Kendi ayakları üzerinde duran bir Türkiye
Yerli ve milli üretimin küresel ölçekteki önemini vurgulayan Öztürk, “Savunma sanayi güçlü olan bir ülke, dış politikada da güçlüdür. Kendi silahını, uçağını, uydusunu yapabilen bir ülke, başkasına bağımlı kalmaz. Yerli katkımızı arttırmamız lazım ama bu dünyadan kopmak anlamına gelmez. Aksine dünyayla entegre ve iş birliklerine açık olmalıyız.
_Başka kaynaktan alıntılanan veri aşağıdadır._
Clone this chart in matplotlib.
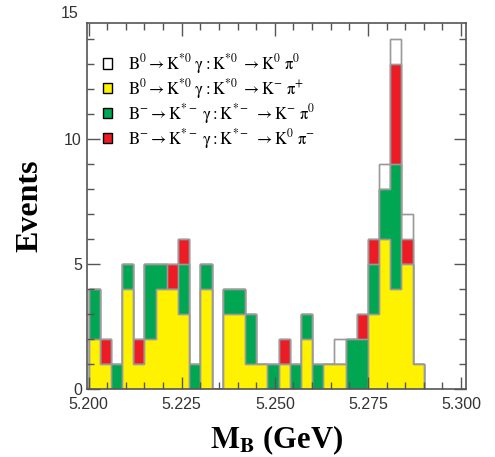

Küresel ölçekte iş yapabilen ama kendi ayakları üzerinde duran bir Türkiye hedefimiz olmalı’ dedi.
Çalışmak, sabretmek, vazgeçmemek
Gençlere tavsiyelerde bulunan Öztürk, “Temel sağlam olacak. Yabancı dil, teorik bilgi, teknik altyapı eksikse bunlar tamamlanmalı. Ondan sonra da çalışmak, sabretmek, vazgeçmemek gerekiyor. Ar-Ge bizim için bir yaşam biçimi. Hayatın her anında daha iyisini aramak, mevcutla yetinmemek gerekiyor. Zorluklar elbette olacak ama bu yoldan dönmeyeceğiz. Eğer pes etseydik bugün Kaan’dan, Hürjet’ten, Anka’dan bahsedemezdik.”